Mani Singh Basi is a family law barrister at 4PB who recently published a book, A Practical Guide to Stranded Spouses in Family Law. He recently sat down with Today’s Family Lawyer to discuss his stranded spouses and his new book.
What made you write a book about this topic?
As a family practitioner, I am regularly involved in cases in respect of child abduction in the High Court. It is an area of law that I am passionate about and I represent applicants, respondents, and children who are subject to these types of proceedings. As a result of my exposure to this area of the law, I am often involved in cases where an individual and / or children are left stranded in another country and the focus on proceedings is to reunite them back to what was the status quo and in turn, to deal with issues relating to welfare.
Over the years, I have appeared in many cases relating to this topic and last year I published an article in The Times about the topic.
Tell us more about what is meant by ‘stranding’?
There are many phrases used in respect of the topic, “stranding” being one that was historically used but now the term “abandonment” is a more common one. The starting point I would say is within the Family Procedure Rules 2010, PD12J, Rule 3 which states:
“For the purpose of this Practice Direction “the 2021 Act” means the Domestic Abuse Act 2021;
“abandonment” refers to the practice whereby a husband, in England and Wales, deliberately abandons or “strands” his foreign national wife abroad, usually without financial resources, in order to prevent her from asserting matrimonial and/or residence rights and/or rights in relation to childcare in England and Wales.
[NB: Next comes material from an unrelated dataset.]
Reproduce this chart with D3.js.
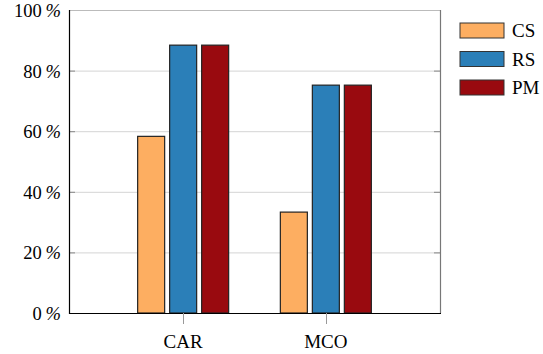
<!DOCTYPE html>
<html>
<head>
<meta charset="utf-8">
<script src="https://cdn.jsdelivr.net/npm/d3@7"></script>
<style>
  html, body { margin: 0; padding: 0; background: #fff; }
  svg { display: block; }
  text { font-family: "Liberation Serif", "Times New Roman", Times, serif; fill: #000; }
</style>
</head>
<body>
<svg id="chart" width="543" height="354"></svg>
<script>
// Categories, series and their percentages
const categories = ["CAR", "MCO"];
const seriesNames = ["CS", "RS", "PM"];
const seriesColors = ["#fdae61", "#2b7fb8", "#990a0f"];
const csValues = [58.3, 33.3];
const rsValues = [88.4, 75.2];
const pmValues = [88.4, 75.2];
const yTicks = [0, 20, 40, 60, 80, 100];

const seriesValues = [csValues, rsValues, pmValues];

const svg = d3.select("#chart");
const plotLeft = 69, plotRight = 440, plotTop = 10, plotBottom = 313;

// x: category index with padding on both sides
const x = d3.scaleLinear().domain([-0.8, 1.8]).range([plotLeft, plotRight]);
const y = d3.scaleLinear().domain([0, 100]).range([plotBottom, plotTop]);

const barOffset = 32, barWidth = 27;

// horizontal grid lines
svg.append("g").selectAll("line").data(yTicks).join("line")
  .attr("x1", plotLeft).attr("x2", plotRight)
  .attr("y1", d => y(d) + 0.5).attr("y2", d => y(d) + 0.5)
  .attr("stroke", "#d4d4d4").attr("stroke-width", 1);

// bars
seriesValues.forEach((vals, si) => {
  svg.append("g").selectAll("rect").data(vals).join("rect")
    .attr("x", (d, i) => x(i) + (si - 1) * barOffset - barWidth / 2)
    .attr("y", d => y(d))
    .attr("width", barWidth)
    .attr("height", d => y(0) - y(d))
    .attr("fill", seriesColors[si])
    .attr("stroke", "#222")
    .attr("stroke-width", 1.2);
});

// y tick marks inside the frame on both sides
const tickG = svg.append("g");
yTicks.forEach(t => {
  tickG.append("line").attr("x1", plotLeft).attr("x2", plotLeft + 6)
    .attr("y1", y(t) + 0.5).attr("y2", y(t) + 0.5)
    .attr("stroke", "#888").attr("stroke-width", 1);
  tickG.append("line").attr("x1", plotRight - 6).attr("x2", plotRight)
    .attr("y1", y(t) + 0.5).attr("y2", y(t) + 0.5)
    .attr("stroke", "#888").attr("stroke-width", 1);
});

// frame
svg.append("line").attr("x1", plotLeft).attr("x2", plotRight).attr("y1", plotTop + 0.5).attr("y2", plotTop + 0.5)
  .attr("stroke", "#bbb");
svg.append("line").attr("x1", plotRight + 0.5).attr("x2", plotRight + 0.5).attr("y1", plotTop).attr("y2", plotBottom)
  .attr("stroke", "#777").attr("stroke-width", 1.2);
svg.append("line").attr("x1", plotLeft + 0.5).attr("x2", plotLeft + 0.5).attr("y1", plotTop).attr("y2", plotBottom + 1)
  .attr("stroke", "#000").attr("stroke-width", 1.2);
svg.append("line").attr("x1", plotLeft).attr("x2", plotRight + 1).attr("y1", plotBottom + 0.5).attr("y2", plotBottom + 0.5)
  .attr("stroke", "#000").attr("stroke-width", 1.2);

// y labels: number upright, percent sign slanted
const yl = svg.append("g").selectAll("text").data(yTicks).join("text")
  .attr("x", 61).attr("y", d => y(d) + 7)
  .attr("text-anchor", "end").attr("font-size", 18.5);
yl.append("tspan").text(d => d + "\u2009");
yl.append("tspan").attr("font-style", "italic").text("%");

// x ticks and labels
const xg = svg.append("g");
categories.forEach((c, i) => {
  xg.append("line").attr("x1", Math.round(x(i)) + 0.5).attr("x2", Math.round(x(i)) + 0.5)
    .attr("y1", plotBottom).attr("y2", plotBottom + 11)
    .attr("stroke", "#999").attr("stroke-width", 1);
  xg.append("text").attr("x", x(i)).attr("y", 348)
    .attr("text-anchor", "middle").attr("font-size", 19).text(c);
});

// legend
const lg = svg.append("g");
seriesNames.forEach((n, i) => {
  const ly = 23 + i * 28.5;
  lg.append("rect").attr("x", 460).attr("y", ly).attr("width", 44).attr("height", 15)
    .attr("fill", seriesColors[i]).attr("stroke", "#333").attr("stroke-width", 1);
  lg.append("text").attr("x", 512).attr("y", ly + 14).attr("font-size", 19).text(n);
});
</script>
</body>
</html>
It may involve children who are either abandoned with, or separated from, their mother.”
Therefore, given that such a definition appears in PD12J, it is true that the act of abandonment is classified as a form of domestic abuse and Rule 2B of PD12J emphasises this point:
‘2B. For the avoidance of doubt, it should be noted that “domestic abuse” includes, but is not limited to, forced marriage, honour-based violence, dowry-related abuse and transnational marriage abandonment’.
There can be many different forms of abandonment, which is something that I have considered in my book. For example, a person can be stranded in a country to where they are familiar with, or one which they are not. The person could be stranded with or without the subject children. There are many variations that can occur and each case is fact-specific.
What does your book deal with?
My book is aimed for those who either work within the family justice system, or are interested in it. In the book, I focus on providing an insight into the workings of the family courts and I aim to provide a practical focus on issues and solutions that practitioners should consider when dealing with these types of cases.
For example, I deal with each stage of proceedings when dealing with abandonment / child abduction cases and I focus on the different types of orders that can be made at different stages.
I also focus on the trajectory of the proceedings and provide practical points, based on reported case law, the Family Procedure Rules and consideration in respect of the powers of the High Court under its inherent jurisdiction.
Further, I try to focus on each possible party to the proceedings, for example, I provide practical points and discuss matters from the perspective of the applicant, respondent and subject children.
Towards the end of the book, I focus on the outcomes in these types of cases and what can be achieved during the course of the proceedings. Some topics I consider are wardship, fact-finding hearings, tipstaff orders, welfare considerations, expert evidence, the inherent jurisdiction and the participation of vulnerable witnesses and parties.
To summarise, I would describe the book as a practical toolkit for those who are navigating through cases relating to abandonment and / or child abduction.